I’ll admit, it’s a pretty vague question, but I think I was too scared to ask something specific. Specific questions often lead to specific answers and I wasn’t ready to hear them yet.

“There’s something… I’m getting a message… It’s telling me you need to stop trying so hard… does that mean anything to you?”

Tears pooled in the corners of my eyes.

Yes. Of course it did. Not only was I a 40-something woman with two teens, living through a pandemic during the greatest upheaval in our country’s history, I felt like a failure.

I had no stable career. I had no independent income. I had tried multiple businesses, and going back to office life, and each one failed.

I was a grown ass ambitious woman who didn’t know what to do with her life. Although I had tried to know. I had tried very, very hard.

I would give you a list, but honestly, it doesn’t matter what’s on it. What matters is what’s not, which was to stop seeking outside validation for my worth.

As trite as that sounds, there are real reasons it’s taken me this long to understand, not just in my mind, but in my heart and soul too.

I don’t know a woman who hasn’t been shamed for looking a certain way. It started with dress codes, apparently spaghetti straps would be distracting for the boys; moved into puberty, when it was our boobs that were distracting; young adulthood when we heard stories, or were the victims, of women being accused of attracting sexual abuse because of the way they walked, danced, flirted.

I was 40 when I was groped at a wedding.
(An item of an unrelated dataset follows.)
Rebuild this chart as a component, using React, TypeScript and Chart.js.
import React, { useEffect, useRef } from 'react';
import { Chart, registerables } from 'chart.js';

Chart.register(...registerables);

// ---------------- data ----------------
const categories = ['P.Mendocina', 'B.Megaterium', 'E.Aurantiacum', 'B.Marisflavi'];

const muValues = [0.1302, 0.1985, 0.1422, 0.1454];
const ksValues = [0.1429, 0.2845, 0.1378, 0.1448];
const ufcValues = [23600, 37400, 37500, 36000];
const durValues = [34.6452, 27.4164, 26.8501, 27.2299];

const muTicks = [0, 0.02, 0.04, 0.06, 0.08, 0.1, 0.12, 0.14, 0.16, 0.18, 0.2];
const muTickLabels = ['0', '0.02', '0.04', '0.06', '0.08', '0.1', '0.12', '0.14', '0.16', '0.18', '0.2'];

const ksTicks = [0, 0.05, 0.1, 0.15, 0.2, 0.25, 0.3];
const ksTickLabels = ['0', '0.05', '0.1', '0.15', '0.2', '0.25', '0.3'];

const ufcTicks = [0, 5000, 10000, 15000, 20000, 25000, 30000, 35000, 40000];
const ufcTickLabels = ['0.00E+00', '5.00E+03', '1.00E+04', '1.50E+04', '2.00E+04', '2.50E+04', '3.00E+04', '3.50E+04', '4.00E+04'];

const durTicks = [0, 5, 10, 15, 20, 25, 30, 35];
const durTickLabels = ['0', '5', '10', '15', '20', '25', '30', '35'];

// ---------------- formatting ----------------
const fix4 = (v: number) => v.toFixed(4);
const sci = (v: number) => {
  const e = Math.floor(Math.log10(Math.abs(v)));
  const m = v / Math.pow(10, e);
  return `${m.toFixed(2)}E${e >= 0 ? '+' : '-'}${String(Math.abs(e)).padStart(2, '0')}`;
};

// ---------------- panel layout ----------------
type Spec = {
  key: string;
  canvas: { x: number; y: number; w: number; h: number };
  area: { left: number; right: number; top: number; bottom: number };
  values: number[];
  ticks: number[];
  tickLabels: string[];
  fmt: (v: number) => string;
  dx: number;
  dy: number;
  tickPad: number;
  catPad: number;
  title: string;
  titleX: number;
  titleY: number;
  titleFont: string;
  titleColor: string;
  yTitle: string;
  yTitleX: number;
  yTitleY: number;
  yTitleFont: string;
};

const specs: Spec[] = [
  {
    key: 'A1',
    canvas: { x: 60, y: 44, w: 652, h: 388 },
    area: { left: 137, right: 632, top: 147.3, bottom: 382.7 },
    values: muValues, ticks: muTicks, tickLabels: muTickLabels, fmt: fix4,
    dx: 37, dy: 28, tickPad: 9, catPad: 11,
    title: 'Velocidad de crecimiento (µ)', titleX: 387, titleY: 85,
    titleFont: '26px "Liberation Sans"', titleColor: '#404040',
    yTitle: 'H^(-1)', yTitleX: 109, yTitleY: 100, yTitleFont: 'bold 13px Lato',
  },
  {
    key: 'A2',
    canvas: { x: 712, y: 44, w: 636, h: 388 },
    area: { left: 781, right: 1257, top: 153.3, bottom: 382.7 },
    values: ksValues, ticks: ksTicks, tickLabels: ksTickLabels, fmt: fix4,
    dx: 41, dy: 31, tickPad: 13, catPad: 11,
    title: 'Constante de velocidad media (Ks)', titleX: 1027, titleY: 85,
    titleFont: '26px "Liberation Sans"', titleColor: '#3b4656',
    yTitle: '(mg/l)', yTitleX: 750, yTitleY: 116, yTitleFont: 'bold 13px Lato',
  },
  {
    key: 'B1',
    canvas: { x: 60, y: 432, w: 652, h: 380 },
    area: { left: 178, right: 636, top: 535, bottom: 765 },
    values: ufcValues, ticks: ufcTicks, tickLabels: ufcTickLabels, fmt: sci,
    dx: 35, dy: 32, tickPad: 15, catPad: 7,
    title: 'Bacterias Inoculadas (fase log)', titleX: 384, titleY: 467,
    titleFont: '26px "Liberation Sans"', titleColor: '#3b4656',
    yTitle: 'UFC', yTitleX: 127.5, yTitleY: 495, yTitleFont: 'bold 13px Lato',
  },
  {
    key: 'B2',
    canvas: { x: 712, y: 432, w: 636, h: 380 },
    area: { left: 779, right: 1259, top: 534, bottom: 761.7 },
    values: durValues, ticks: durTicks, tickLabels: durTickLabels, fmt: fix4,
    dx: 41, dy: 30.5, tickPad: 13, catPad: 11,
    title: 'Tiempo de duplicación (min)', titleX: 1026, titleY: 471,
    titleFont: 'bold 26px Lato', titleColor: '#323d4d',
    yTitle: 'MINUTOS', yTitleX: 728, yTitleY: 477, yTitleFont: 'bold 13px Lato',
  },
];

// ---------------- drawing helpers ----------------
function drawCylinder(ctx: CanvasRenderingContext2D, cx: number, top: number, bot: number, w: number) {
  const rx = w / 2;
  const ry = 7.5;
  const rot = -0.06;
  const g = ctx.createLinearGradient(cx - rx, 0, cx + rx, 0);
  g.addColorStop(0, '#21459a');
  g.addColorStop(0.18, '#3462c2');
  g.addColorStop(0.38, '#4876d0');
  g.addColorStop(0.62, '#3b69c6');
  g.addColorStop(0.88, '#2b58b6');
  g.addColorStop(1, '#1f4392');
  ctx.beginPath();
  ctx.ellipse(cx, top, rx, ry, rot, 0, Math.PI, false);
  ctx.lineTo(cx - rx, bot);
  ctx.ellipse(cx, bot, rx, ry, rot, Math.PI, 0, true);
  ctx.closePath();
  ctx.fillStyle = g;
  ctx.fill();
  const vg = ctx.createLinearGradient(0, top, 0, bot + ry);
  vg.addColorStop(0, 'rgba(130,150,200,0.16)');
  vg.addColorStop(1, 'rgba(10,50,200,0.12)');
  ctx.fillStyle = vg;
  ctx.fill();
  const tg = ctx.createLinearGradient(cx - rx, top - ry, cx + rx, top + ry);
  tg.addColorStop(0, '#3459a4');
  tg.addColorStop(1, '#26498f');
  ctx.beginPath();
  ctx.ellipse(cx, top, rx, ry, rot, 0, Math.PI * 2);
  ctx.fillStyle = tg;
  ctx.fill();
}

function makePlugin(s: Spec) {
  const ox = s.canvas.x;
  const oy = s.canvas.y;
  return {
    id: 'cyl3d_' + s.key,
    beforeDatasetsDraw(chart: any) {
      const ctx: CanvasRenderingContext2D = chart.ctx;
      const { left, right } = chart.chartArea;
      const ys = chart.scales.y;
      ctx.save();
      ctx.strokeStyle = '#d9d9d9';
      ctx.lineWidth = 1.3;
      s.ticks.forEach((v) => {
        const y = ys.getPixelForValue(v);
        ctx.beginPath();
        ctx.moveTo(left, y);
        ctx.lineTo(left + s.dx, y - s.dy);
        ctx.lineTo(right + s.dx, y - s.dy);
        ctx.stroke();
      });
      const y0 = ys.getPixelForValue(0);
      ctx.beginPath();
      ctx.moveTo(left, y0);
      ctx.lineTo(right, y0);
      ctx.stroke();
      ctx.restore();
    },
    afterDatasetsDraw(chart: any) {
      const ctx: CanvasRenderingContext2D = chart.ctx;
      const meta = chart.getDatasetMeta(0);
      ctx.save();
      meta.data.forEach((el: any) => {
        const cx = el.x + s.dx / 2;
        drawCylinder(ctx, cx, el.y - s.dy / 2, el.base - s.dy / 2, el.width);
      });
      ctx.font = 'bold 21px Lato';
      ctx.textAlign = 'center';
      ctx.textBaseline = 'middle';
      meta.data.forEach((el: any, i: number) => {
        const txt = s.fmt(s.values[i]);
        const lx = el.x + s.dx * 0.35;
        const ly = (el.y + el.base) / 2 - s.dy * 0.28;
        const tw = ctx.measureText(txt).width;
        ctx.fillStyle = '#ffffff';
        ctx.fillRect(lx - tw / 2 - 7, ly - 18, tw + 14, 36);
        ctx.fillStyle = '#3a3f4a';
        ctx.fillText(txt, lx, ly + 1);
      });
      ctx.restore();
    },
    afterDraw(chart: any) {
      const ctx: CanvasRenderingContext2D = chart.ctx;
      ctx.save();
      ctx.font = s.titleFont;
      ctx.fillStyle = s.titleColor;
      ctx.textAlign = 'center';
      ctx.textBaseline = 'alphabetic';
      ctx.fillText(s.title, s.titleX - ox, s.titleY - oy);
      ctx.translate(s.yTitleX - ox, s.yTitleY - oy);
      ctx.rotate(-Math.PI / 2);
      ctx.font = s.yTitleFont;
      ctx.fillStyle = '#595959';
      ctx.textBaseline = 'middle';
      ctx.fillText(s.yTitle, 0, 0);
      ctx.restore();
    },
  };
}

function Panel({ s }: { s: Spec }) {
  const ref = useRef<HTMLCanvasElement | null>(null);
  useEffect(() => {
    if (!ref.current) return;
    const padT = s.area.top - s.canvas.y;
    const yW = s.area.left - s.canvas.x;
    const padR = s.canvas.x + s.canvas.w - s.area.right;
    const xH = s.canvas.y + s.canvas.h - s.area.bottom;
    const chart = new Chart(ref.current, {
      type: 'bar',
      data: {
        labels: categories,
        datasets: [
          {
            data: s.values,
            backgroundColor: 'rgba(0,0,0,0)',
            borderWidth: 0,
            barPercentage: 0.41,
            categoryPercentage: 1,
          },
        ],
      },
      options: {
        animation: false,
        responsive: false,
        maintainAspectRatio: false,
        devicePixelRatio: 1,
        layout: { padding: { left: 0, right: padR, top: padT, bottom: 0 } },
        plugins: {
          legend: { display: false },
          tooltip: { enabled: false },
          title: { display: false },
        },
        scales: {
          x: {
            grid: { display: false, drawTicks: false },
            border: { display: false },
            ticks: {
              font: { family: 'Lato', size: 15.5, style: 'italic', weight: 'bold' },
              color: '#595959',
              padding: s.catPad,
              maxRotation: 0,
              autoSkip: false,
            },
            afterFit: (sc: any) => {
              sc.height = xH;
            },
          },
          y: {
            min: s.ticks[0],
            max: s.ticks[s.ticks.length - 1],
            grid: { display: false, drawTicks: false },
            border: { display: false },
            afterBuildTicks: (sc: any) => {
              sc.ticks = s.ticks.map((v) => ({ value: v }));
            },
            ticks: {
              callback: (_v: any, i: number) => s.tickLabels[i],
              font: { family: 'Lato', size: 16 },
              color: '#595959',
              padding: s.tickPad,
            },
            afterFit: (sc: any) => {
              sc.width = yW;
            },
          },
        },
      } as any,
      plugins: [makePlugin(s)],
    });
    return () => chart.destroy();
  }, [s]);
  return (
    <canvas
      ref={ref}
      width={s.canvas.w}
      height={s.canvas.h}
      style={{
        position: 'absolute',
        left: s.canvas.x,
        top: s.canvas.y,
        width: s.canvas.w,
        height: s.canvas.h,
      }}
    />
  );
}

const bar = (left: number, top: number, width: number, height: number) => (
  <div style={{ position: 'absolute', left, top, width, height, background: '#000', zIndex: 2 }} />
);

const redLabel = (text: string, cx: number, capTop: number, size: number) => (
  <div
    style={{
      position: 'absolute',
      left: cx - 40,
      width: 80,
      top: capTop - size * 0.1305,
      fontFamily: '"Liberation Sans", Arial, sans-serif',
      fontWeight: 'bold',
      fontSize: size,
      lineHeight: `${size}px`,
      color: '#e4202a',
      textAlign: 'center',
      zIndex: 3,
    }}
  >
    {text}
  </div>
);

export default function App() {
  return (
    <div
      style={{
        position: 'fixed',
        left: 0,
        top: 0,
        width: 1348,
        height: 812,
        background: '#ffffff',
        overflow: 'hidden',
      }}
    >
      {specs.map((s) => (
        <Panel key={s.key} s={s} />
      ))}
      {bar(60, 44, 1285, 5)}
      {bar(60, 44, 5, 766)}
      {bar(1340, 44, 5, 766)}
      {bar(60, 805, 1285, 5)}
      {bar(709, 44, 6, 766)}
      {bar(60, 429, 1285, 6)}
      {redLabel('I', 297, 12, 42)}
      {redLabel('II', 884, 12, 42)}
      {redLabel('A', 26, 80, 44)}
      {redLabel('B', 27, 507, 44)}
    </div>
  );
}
The father of the bride, who I hadn’t seen since I was 15 or so, walked by me on the way to his daughter’s table and grabbed my ass.

The first thought I had, after the initial shock of what happened, was is it because my dress was too short?
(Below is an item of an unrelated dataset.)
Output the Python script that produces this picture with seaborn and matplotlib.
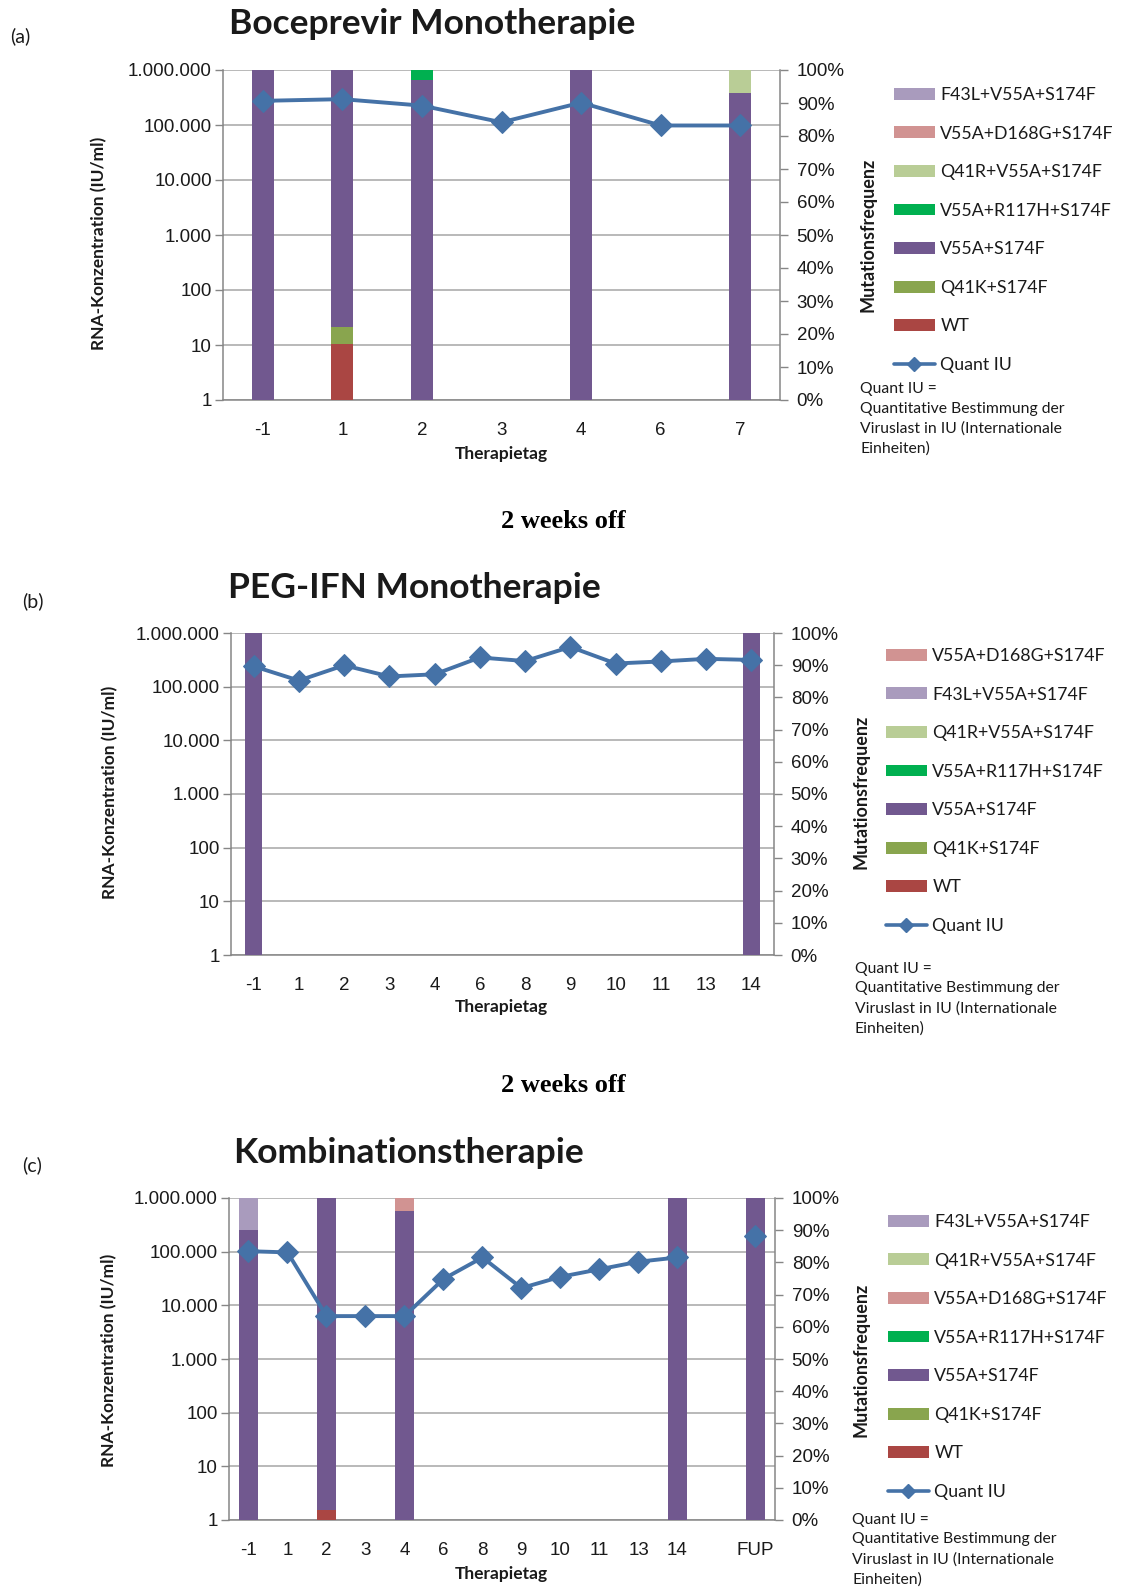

The programming runs deep.

And this is doesn’t even begin to address the lessons we’re teaching other groups of people we try to cast in a hyper sexual light: Black women, Asian women, transgender women, lesbians.

All of this damage for what purpose? It is all designed to disconnect us from our bodies, minds, souls so that instead of embracing our power, we have been taught that we have to rely on a select few for theirs.

It’s fucked up.

It’s a system built on fear and shame and the burden of carrying those two is largely on women.

But it doesn’t have to be this way.

We as women can take our power back. And how we can do that is by radically investing in our pleasure.

What’s the first thing you think of when someone says pleasure?

It was sex, wasn’t it? That’s by design. Authoritarians want us to confine and restrict the concept and practice of pleasure to something singular they can shame us for.

Because pleasure is powerful. It destroys shame, encourages us to think more creatively, creates a pathway to connection, teaches us to trust ourselves and what we experience to create new worlds.

Pleasure is our guide.

It’s also completely natural for us to want and enjoy.

How do we do that in a culture that built on things that destroy pleasure: toxic competitiveness, a system that denies basic humanity, sexism that has a man feeling they can grab a woman’s ass without repercussions, and the fact that to “get by” in the U.S. you need an average net worth of $934,000 [source]?

(I know it might seem like I’m kitchen sinking these observations but there are intersections when we look more closely. That intersection is obscenely imbalanced power dynamics.)

How can we unlearn these things, and learn how to, quite frankly, feel good about life?

First, we need to look to the wisdom of the sages and stop trying so damn hard.

Second, we need to unlearn the idea that our minds are the center of our experience, and relearn how to be in our bodies, trust what they have to say, and lead them to safety.

Third, we need to unlearn the idea that bad thoughts lead to bad experiences. We can learn how to reframe or redirect our minds to see things in a new way, a way that allows us to settle, enjoy, open the portal to creativity.

Next, we need to learn how to listen to our soul’s desires, and honor it.

Finally, we need to see our pleasure as something that includes physical sensation, but expands beyond it, both inward towards our soul and outward towards our world.

Pleasure is power. And I want you to go after it.